The battles over these changes can get as mean as political campaigns, and that’s been the story in Arizona — the nation’s top state for solar energy, according to the advocacy group Environment America. The state’s biggest utility, Arizona Public Service, is fighting to fend off the rooftop solar industry.
As Barry Goldwater Jr., son of the late senator and Arizona political icon, put it in a radio ad last year, “APS is trying to kill energy choice and pull the plug on rooftop solar.” Goldwater is head of a consumer group called TUSK, which stands for “Tell Utilities Solar won’t be Killed.” TUSK is backed by SunRun and other rooftop solar companies.
APS helped to fund 60 Plus, a national conservative group that produced videos attacking TUSK and Goldwater. The narrator in one video dismissed Goldwater by saying, “They’re even pretending to be conservative, trotting out former California congressman Barry Goldwater Jr. to push their agenda.”
But just recently, APS embraced a new approach.
“We are excited about rooftop solar,” Marc Romito, APS manager of renewable energies, said recently.
APS proposes to get into rooftop solar itself — but not by leasing the systems to homeowners as the rooftop solar companies do. There would be no long-term lease for a homeowner to sign. No electricity would flow directly into the house from the rooftop panels. All the electricity would go onto the grid, for APS to use.
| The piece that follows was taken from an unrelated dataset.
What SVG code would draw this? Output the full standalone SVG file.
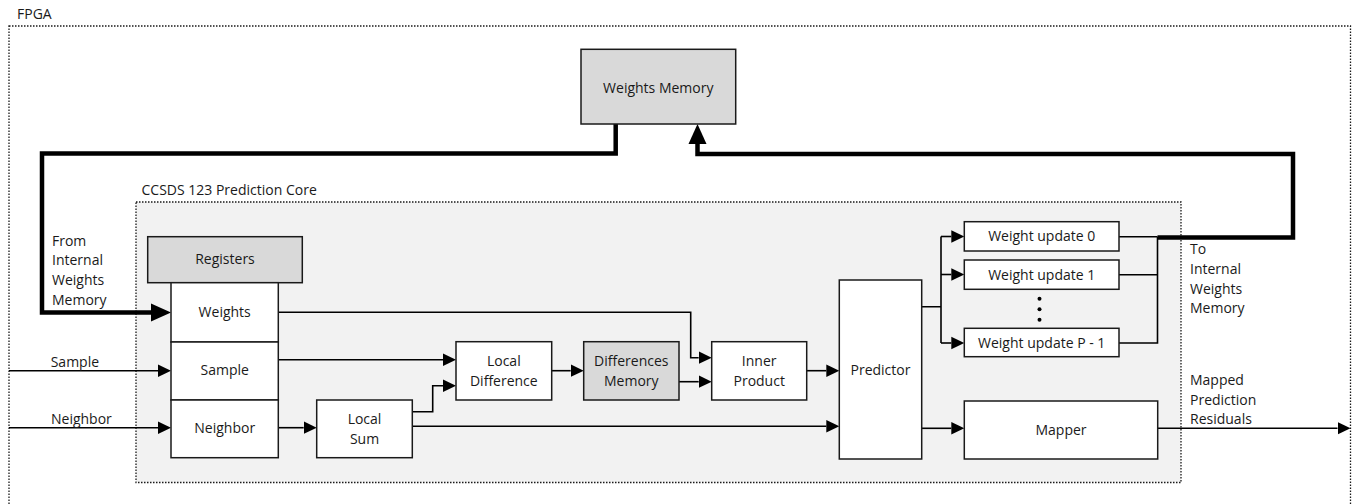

For this, APS would give homeowners a billing credit of $30 a month, for 20 years. Romito acknowledges that the savings might not match the other companies’ rooftop solar systems.
“Our aim, our goal with the $30 credit is to have a very simple, very straightforward transaction with customers,” he said. “You may not save as much as you would in another avenue, but you’ll know what you’re going to be getting from APS and the program.”
Of course, this isn’t exactly an olive branch to the rooftop solar companies. To install its home systems, APS would hire only firms headquartered in Arizona. It would freeze out its biggest adversaries, like SunRun. Arizona regulators have yet to approve the APS proposal.
“Solar is here to stay,” said economist Judy Chang of the Brattle Group, a consulting firm that advises both the utilities and solar industries. “Utilities have to cope with that. Personally, I think they should cope with it by embracing it, because you can only fight it so far.”
Just how far that fight can go is a question being decided by state regulators around the country.